(PROBLEM REQUIREMENTS) Your task is to filter the data below down to the lines holding "matplotlib".
○ ○ ○
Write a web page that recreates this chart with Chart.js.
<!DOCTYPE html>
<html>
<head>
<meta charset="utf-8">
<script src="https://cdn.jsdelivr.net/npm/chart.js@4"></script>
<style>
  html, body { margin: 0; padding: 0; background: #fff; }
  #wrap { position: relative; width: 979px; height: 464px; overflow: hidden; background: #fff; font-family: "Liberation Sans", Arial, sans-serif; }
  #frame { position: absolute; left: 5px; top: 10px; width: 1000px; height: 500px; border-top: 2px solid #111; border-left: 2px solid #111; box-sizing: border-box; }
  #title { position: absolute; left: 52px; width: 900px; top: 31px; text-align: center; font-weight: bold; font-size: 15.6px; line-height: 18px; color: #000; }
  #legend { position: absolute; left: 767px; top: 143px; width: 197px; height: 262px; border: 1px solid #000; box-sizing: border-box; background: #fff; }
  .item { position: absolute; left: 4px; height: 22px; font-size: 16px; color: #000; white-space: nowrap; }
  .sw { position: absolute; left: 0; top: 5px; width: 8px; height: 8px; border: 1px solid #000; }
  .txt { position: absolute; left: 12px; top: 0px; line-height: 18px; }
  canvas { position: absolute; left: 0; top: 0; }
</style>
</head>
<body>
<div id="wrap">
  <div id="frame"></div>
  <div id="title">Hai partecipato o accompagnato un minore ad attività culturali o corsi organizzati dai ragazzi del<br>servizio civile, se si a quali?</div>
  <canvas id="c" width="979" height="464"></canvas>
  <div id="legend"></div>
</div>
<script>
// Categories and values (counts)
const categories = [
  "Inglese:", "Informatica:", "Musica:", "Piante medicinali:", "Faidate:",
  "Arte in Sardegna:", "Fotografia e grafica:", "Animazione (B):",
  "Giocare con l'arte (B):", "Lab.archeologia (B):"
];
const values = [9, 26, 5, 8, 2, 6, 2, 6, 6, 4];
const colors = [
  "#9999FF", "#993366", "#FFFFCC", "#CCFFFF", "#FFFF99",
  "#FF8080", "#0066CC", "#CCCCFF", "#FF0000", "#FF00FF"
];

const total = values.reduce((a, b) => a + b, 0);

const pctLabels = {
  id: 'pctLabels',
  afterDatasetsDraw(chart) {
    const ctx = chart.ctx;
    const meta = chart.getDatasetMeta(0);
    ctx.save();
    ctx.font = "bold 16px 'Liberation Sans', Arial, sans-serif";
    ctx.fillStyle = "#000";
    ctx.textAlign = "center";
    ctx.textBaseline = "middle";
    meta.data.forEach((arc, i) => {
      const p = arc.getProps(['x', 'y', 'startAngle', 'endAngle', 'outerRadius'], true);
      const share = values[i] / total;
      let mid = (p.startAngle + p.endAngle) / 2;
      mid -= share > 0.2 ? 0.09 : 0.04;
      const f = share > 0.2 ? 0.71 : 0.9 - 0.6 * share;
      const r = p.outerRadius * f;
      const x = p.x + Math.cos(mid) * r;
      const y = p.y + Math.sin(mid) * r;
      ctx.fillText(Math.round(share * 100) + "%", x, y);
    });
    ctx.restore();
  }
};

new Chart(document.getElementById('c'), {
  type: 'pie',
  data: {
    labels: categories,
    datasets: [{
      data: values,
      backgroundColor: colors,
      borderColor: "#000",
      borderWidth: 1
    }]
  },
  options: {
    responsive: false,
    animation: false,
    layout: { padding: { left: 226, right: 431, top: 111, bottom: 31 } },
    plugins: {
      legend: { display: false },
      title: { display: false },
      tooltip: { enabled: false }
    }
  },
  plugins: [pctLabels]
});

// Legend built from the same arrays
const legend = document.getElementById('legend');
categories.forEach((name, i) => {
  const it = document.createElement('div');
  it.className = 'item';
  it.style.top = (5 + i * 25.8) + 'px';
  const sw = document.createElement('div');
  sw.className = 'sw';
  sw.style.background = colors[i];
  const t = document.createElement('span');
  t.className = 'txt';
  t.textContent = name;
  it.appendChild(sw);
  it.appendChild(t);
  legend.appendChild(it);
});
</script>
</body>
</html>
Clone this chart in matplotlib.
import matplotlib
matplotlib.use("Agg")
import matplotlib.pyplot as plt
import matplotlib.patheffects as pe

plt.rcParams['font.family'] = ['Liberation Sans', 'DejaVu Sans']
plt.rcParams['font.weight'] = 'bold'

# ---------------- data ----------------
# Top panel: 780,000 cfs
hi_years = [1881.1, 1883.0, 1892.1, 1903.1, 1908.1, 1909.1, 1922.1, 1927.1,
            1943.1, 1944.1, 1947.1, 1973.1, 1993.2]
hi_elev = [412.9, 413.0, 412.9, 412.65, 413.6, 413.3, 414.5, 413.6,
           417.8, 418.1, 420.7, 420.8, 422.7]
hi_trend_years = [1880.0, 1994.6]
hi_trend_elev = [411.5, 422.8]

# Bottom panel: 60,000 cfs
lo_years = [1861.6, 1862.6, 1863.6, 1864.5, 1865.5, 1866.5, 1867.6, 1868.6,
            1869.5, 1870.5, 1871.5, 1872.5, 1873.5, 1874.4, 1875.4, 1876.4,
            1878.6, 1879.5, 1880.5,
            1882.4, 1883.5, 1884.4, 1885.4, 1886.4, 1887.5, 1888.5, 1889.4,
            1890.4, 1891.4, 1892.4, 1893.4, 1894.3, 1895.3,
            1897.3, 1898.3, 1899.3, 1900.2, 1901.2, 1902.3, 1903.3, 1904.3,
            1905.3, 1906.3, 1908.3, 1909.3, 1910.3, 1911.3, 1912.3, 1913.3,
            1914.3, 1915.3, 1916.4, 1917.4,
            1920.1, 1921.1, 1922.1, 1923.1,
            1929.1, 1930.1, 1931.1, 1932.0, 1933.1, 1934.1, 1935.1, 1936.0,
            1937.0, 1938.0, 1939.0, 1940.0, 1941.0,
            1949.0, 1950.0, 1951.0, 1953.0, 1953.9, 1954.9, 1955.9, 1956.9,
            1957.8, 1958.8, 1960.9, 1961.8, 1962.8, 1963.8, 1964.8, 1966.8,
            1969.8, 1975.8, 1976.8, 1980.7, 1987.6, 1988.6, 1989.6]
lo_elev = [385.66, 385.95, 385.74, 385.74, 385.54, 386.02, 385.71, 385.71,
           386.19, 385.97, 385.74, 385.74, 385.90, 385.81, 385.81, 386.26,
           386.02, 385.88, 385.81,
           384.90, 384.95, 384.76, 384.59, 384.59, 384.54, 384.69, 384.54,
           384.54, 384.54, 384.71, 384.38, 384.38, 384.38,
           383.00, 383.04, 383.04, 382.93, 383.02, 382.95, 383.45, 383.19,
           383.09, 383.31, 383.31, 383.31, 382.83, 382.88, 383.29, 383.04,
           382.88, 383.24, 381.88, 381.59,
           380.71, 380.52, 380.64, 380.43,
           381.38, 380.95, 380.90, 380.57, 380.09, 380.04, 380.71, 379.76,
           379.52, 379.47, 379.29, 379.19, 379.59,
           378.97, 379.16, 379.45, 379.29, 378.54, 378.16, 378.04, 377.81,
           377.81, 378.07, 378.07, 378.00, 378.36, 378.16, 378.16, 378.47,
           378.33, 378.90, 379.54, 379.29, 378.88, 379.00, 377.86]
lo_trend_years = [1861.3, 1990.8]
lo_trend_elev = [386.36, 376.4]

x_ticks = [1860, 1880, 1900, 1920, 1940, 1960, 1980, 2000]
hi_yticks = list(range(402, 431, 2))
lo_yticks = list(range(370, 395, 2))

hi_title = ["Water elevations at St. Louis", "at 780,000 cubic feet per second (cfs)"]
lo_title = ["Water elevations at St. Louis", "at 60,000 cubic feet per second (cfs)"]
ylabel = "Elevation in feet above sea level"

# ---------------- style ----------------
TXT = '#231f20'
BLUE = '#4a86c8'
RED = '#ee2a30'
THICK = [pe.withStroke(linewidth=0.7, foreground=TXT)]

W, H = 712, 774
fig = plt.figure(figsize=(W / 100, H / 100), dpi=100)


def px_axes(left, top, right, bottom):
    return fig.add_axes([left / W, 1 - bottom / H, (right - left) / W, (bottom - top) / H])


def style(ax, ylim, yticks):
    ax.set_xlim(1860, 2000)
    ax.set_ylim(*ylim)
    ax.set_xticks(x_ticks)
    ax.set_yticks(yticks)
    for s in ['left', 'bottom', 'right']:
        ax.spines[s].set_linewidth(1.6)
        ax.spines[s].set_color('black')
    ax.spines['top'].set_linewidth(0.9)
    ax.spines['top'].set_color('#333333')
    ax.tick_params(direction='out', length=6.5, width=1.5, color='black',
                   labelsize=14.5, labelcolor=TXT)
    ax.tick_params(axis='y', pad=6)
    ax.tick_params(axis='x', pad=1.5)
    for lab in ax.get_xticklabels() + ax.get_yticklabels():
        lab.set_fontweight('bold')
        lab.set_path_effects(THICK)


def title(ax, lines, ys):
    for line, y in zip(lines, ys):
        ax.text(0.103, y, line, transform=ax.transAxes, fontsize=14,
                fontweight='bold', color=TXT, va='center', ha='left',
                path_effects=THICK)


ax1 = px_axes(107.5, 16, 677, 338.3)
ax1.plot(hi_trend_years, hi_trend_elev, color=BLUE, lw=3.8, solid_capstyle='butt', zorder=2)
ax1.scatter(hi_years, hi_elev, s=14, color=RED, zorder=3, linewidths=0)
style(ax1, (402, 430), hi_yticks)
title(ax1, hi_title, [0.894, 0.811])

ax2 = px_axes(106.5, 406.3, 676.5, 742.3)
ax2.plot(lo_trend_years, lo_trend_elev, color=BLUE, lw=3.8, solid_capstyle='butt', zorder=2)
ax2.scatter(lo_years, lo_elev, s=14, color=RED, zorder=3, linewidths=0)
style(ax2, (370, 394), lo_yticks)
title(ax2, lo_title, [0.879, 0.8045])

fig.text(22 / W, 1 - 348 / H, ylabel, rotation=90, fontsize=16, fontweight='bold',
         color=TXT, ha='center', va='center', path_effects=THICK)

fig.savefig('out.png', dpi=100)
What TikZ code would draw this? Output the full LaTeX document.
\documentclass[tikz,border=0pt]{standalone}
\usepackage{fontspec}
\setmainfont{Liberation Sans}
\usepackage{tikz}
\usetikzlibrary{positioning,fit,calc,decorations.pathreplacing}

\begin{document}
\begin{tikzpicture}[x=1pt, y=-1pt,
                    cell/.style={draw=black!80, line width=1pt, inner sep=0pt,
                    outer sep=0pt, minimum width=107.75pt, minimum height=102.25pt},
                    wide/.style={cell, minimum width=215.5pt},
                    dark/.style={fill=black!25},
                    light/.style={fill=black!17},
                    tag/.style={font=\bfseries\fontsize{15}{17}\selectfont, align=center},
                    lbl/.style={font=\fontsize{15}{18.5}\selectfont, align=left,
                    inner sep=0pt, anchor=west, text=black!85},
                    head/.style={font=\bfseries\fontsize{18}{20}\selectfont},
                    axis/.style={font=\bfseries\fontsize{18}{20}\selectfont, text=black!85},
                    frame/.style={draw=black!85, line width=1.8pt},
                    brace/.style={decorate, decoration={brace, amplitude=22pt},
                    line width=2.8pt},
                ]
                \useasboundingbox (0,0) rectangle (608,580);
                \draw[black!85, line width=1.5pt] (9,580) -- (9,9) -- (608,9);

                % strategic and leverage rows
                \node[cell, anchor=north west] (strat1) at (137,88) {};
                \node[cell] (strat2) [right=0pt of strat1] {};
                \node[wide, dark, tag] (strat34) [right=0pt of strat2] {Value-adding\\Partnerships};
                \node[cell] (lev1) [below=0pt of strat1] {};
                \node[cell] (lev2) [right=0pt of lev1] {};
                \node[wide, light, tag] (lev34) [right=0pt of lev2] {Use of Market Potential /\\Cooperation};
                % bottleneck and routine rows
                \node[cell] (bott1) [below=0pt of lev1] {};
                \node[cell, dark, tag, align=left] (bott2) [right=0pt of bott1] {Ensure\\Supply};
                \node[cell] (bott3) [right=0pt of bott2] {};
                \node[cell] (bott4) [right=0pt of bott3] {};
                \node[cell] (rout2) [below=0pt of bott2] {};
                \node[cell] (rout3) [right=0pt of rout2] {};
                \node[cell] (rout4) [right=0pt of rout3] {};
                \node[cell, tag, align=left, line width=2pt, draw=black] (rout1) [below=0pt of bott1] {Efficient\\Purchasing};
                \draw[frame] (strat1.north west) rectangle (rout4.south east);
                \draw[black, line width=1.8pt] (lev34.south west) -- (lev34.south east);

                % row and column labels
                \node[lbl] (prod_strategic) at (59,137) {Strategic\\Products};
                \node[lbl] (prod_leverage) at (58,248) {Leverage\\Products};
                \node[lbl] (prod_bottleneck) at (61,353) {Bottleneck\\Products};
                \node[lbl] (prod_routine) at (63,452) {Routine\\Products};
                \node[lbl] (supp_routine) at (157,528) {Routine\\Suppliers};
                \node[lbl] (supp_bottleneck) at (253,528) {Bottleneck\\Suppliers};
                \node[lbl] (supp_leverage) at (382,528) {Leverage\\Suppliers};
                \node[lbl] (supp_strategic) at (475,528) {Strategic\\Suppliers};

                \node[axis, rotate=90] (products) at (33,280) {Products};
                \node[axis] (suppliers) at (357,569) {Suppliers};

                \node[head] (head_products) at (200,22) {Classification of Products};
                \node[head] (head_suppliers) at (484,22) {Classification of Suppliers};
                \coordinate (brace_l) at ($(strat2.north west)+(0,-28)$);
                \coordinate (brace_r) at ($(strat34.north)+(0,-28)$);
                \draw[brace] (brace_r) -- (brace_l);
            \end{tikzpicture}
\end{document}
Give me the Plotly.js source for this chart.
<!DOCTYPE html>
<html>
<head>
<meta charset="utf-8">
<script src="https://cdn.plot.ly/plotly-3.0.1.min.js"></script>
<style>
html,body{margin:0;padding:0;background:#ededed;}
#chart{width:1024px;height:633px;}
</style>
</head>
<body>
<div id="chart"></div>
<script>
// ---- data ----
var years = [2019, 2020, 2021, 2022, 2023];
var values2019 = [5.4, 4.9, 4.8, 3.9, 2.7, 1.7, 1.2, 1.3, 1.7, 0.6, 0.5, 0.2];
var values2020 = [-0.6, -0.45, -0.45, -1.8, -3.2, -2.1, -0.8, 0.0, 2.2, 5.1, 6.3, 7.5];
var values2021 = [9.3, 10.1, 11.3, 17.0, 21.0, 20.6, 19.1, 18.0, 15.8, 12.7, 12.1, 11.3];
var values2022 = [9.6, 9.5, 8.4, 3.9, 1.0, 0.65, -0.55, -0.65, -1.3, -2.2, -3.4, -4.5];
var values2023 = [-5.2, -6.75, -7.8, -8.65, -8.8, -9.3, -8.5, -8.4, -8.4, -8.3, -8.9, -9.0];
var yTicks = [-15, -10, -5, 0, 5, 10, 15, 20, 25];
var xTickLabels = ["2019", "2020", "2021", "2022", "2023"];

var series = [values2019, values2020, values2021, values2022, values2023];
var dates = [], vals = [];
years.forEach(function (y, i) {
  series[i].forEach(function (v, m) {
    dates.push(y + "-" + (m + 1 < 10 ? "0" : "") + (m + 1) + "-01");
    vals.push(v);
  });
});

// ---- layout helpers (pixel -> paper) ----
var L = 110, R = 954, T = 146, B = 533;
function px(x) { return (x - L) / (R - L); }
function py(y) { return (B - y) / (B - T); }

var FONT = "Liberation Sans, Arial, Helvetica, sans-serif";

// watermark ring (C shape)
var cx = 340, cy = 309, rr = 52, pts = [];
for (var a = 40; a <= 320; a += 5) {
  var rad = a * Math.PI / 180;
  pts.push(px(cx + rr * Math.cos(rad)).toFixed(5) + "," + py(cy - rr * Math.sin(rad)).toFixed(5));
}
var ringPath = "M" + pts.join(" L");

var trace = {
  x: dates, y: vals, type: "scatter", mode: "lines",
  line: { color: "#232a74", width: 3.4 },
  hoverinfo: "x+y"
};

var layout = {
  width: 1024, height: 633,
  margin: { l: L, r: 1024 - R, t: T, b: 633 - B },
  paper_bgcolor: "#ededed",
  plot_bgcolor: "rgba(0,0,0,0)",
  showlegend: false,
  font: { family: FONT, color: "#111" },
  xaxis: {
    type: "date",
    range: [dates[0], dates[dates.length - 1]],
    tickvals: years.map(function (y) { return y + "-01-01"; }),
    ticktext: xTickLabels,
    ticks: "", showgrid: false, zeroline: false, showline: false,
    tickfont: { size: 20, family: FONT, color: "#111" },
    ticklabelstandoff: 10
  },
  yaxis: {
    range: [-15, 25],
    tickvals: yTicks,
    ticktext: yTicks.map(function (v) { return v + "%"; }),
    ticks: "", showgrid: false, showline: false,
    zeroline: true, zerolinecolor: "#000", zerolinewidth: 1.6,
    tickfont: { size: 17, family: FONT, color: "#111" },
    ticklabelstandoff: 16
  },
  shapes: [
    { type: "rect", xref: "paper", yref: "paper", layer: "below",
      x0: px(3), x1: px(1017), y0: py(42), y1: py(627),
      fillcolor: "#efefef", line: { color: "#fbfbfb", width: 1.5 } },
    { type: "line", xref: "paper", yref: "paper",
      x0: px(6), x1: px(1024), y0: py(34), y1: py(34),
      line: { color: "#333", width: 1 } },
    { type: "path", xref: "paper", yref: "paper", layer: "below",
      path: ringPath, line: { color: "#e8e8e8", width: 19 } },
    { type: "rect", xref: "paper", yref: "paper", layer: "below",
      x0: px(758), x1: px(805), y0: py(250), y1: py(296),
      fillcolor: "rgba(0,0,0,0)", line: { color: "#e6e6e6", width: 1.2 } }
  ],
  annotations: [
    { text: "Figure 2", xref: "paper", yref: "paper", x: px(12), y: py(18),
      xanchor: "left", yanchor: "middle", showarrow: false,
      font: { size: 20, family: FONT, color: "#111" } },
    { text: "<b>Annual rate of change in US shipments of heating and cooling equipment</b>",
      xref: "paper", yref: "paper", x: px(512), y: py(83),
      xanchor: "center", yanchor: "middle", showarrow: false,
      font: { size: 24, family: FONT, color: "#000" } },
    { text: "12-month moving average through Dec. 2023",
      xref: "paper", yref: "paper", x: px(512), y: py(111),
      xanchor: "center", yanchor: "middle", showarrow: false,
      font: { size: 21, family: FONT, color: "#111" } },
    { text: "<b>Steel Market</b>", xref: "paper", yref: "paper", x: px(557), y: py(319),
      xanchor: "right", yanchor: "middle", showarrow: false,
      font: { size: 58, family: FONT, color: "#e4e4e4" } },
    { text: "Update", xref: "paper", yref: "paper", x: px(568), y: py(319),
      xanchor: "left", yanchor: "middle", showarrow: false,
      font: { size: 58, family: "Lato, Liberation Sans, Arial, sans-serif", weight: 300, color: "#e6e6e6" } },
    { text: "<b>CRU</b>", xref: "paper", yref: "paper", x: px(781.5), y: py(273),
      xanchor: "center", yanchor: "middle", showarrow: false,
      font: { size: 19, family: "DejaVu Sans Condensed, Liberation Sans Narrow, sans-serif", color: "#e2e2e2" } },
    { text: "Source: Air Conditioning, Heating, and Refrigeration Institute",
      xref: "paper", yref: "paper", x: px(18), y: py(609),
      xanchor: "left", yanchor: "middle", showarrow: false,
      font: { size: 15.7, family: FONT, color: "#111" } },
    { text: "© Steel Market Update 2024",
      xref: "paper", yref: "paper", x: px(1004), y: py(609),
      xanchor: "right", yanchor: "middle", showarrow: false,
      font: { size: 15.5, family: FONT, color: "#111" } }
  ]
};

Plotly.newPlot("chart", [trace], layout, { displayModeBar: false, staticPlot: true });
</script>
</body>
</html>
○ ○ ○
(RESPONSE FOR THIS EXERCISE)
Clone this chart in matplotlib.
import matplotlib
matplotlib.use("Agg")
import matplotlib.pyplot as plt
import matplotlib.patheffects as pe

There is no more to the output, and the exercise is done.